The minimum statutory holiday entitlement for full timers is 28 days which may include bank holidays. Bank holidays do not have to be given as extra, but if they are given as extra to full timers any flexible workers are entitled to a pro-rata of what full timers get. The Government has an online calculator where you can calculate your entitlement based on the minimum holiday entitlement.
For part-timers who work, say, two or three full days a week holiday entitlement is fairly straightforward. You are entitled to a pro-rata of whatever full timers at your organisation get, so, for example, if you work two full days a week and full timers work five days a week you would get two fifths of whatever full timers at your organisation get, including bank holidays – irrespective of which days you work. People sometimes get confused due to the bank holidays because most fall on Mondays. If you are part time and work on Mondays, your work closes on bank holidays and you are forced to take the day off as paid leave you will have less choice over when you take your holidays. However, that doesn’t mean that you will have less holiday.
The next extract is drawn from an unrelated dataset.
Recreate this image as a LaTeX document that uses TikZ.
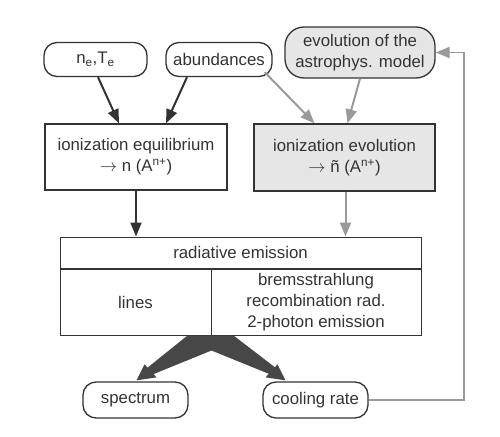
\documentclass[tikz,border=0pt]{standalone}
\usepackage{fontspec}
\setmainfont{Liberation Sans}
\usetikzlibrary{calc,arrows.meta}
\definecolor{darkc}{HTML}{333333}
\definecolor{grayc}{HTML}{9A9A9A}
\definecolor{boxfill}{HTML}{E6E6E6}
\begin{document}
\begin{tikzpicture}[x=1pt,y=-1pt,
  every node/.style={font=\fontsize{16.8}{21}\selectfont, text=darkc, inner sep=0pt, align=center},
  pill/.style={draw=darkc, line width=1.3pt, rounded corners=13pt, minimum height=34pt},
  sqbox/.style={draw=darkc, line width=1.3pt, minimum width=182pt, minimum height=66pt},
  thinbox/.style={draw=darkc, line width=1pt},
  darkarrow/.style={draw=darkc, line width=2pt, -{Triangle[length=14pt,width=11pt]}},
  grayarrow/.style={draw=grayc, line width=2pt, -{Triangle[length=14pt,width=11pt]}},
  wedge/.style={fill=darkc!90, draw=none}
]
\useasboundingbox (0,0) rectangle (500,436);

% top row
\node[pill, minimum width=103pt] (ne) at (95.5,59.5) {n\textsubscript{e},T\textsubscript{e}};
\node[pill, minimum width=106pt] (ab) at (219,59.5) {abundances};
\node[pill, fill=boxfill, rounded corners=19pt, minimum width=150pt, minimum height=51pt] (evo) at (360,52.5) {evolution of the\\astrophys. model};

% ionization boxes
\node[sqbox, fill=white] (ieq) at (136,157) {ionization equilibrium\\$\rightarrow$\ n (A\textsuperscript{n+})};
\node[sqbox, fill=boxfill, minimum width=181pt, minimum height=67pt] (iev) at (344.5,157.5) {ionization evolution\\$\rightarrow$\ ñ (A\textsuperscript{n+})};

% radiative emission table
\node[thinbox, minimum width=361pt, minimum height=31pt] (rad) at (240.5,252.5) {radiative emission};
\node[thinbox, minimum width=151pt, minimum height=66pt, anchor=north west] (lin) at (rad.south west) {lines};
\node[thinbox, minimum width=210pt, minimum height=66pt, anchor=north east] (brem) at (rad.south east) {bremsstrahlung\\recombination rad.\\2-photon emission};

% bottom row
\node[pill, minimum width=105pt, minimum height=36pt] (spec) at (135.5,400) {spectrum};
\node[pill, minimum width=105pt, minimum height=36pt] (cool) at (315.5,400) {cooling rate};

% dark arrows
\draw[darkarrow] ($(ne.south)+(2.5,0)$) -- ($(ieq.north)+(-17,0)$);
\draw[darkarrow] ($(ab.south)+(-32,0)$) -- ($(ieq.north)+(30,0)$);
\draw[darkarrow] (ieq.south) -- (ieq.south |- rad.north);

% gray arrows
\coordinate (ievs) at ($(iev.south)+(1,0)$);
\draw[grayarrow] ($(ab.south east)+(-8,-5)$) -- ($(iev.north)+(-30,0)$);
\draw[grayarrow] (evo.south) -- ($(iev.north)+(3,0)$);
\draw[grayarrow] (ievs) -- (ievs |- rad.north);

% feedback loop
\coordinate (fb) at (464,0);
\draw[grayarrow, line width=1.8pt] (cool.east) -- (cool.east -| fb) -- (evo.east -| fb) -- (evo.east);

% wedge (two tapered arrows)
\coordinate (wc) at (lin.south east);
\fill[wedge] ($(wc)+(-24,0)$) -- ($(wc)+(22,0)$) -- ($(wc)+(65,33)$) -- ($(wc)+(59,39)$) -- ($(wc)+(0,15)$)
  -- ($(wc)+(-59,39)$) -- ($(wc)+(-65,33)$) -- cycle;
\fill[wedge] ($(spec.north)+(9,-17)$) -- ($(spec.north)+(21,-4)$) -- ($(spec.north)+(1,-1)$) -- cycle;
\fill[wedge] ($(cool.north)+(-38,-17)$) -- ($(cool.north)+(-50,-4)$) -- ($(cool.north)+(-30,-1)$) -- cycle;
\end{tikzpicture}
\end{document}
If you work compressed hours you should calculate your holiday in terms of hours worked so if you work the same amount of hours as full-time workers you should get the same number of hours in holiday [rather than days], including bank holidays. For each day’s holiday you would need to deduct the number of hours you normally work in that day.
You can work out holiday entitlement by calculating hours worked annually, adding the 5.6 week amount and then paying people a twelfth of the full amount each month to avoid lower payments in the summer. Some employers have been using what is known as the 12.07% method where they pro rata holiday. 12.07% represents the proportion that 5.6 weeks of annual leave equates to throughout the year. Employers have then paid term time workers 12.07% of their pay for the term as holiday pay. This has now been declared illegal and employers are no longer allowed to pro rata pay in this way for part-year workers. Instead, employers should use the “Calendar Week Method” based on the average weekly pay received during the 52-week period prior to the employee taking the annual leave, ignoring weeks where the employee did not work.
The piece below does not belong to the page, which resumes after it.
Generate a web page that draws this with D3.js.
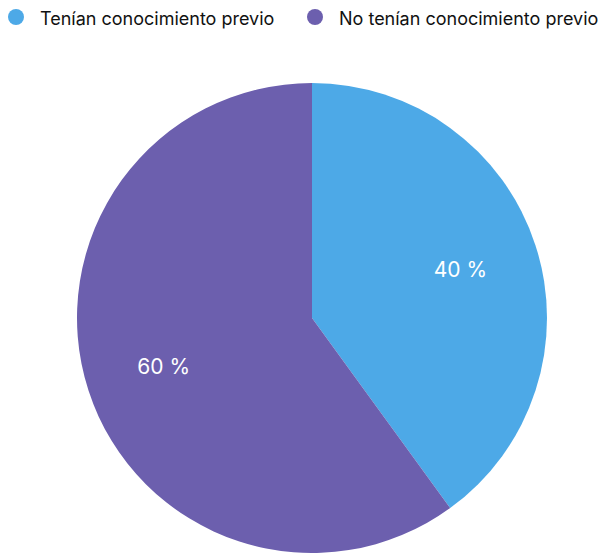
<!DOCTYPE html>
<html><head><meta charset="utf-8">
<script src="https://cdn.jsdelivr.net/npm/d3@7"></script>
<style>html,body{margin:0;padding:0;background:#fff;}svg{display:block;}</style>
</head><body>
<script>
const categories = ["Tenían conocimiento previo", "No tenían conocimiento previo"];
const values = [40, 60];
const labels = ["40 %", "60 %"];
const colors = ["#4DA9E7", "#6C5FAE"];

const W = 616, H = 553;
const svg = d3.select("body").append("svg").attr("width", W).attr("height", H);
const font = "Inter, 'Liberation Sans', Arial, sans-serif";

const cx = 312, cy = 318, R = 235;
const pie = d3.pie().sort(null).value(d => d)(values);
const arc = d3.arc().innerRadius(0).outerRadius(R);
const labelArc = d3.arc().innerRadius(156).outerRadius(156);

const g = svg.append("g").attr("transform", `translate(${cx},${cy})`);
g.selectAll("path").data(pie).join("path")
  .attr("d", arc).attr("fill", (d, i) => colors[i]);
g.selectAll("text").data(pie).join("text")
  .attr("transform", d => `translate(${labelArc.centroid(d)})`)
  .attr("text-anchor", "middle").attr("dominant-baseline", "central")
  .attr("fill", "#fff").attr("font-family", font).attr("font-size", 21)
  .text((d, i) => labels[i]);

// legend
const legX = [16, 315];
const leg = svg.append("g");
categories.forEach((c, i) => {
  leg.append("circle").attr("cx", legX[i]).attr("cy", 17).attr("r", 8).attr("fill", colors[i]);
  leg.append("text").attr("x", legX[i] + 24).attr("y", 18).attr("dominant-baseline", "central")
    .attr("font-family", font).attr("font-size", 18).attr("fill", "#111").text(c);
});
</script>
</body></html>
If shifts are the same weekly you can work your leave entitlement out based on a pro rata of full-time workers’ holidays. If shift patterns vary, you will need to work this out over a longer period, according to an established repeating pattern.
This is calculated as the lower of:
a) 5.6 weeks x average shifts per week; or
b) 28 days’ worth of shifts
Average shifts per week are calculated as: (Shifts per shift pattern ÷ Calendar days per shift pattern) x 7
If you work a fraction of a day you would need to work out your holiday in terms of hours worked in a week and pro rata this compared to what a full-time worker in your organisation works. You would get a pro rata of bank holidays too.
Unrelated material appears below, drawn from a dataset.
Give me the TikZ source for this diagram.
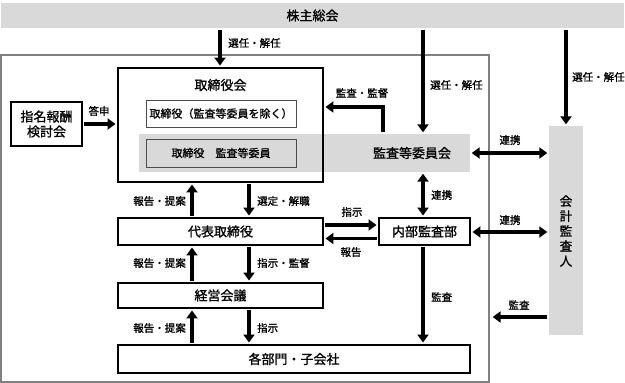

If you are on a zero hours contracts, holiday entitlement accrues in the same way as for those on permanent contracts. However, due to the sometimes irregular nature of hours, it is often easier to calculate it based on hours worked.
When a worker starts a job, the timing of their leave year may be specified in a relevant agreement. If the worker’s leave year is not specified in an agreement, then it simply starts on the first day of the job. You will get a pro rata of your annual leave entitlement if your start after the beginning of the annual leave year.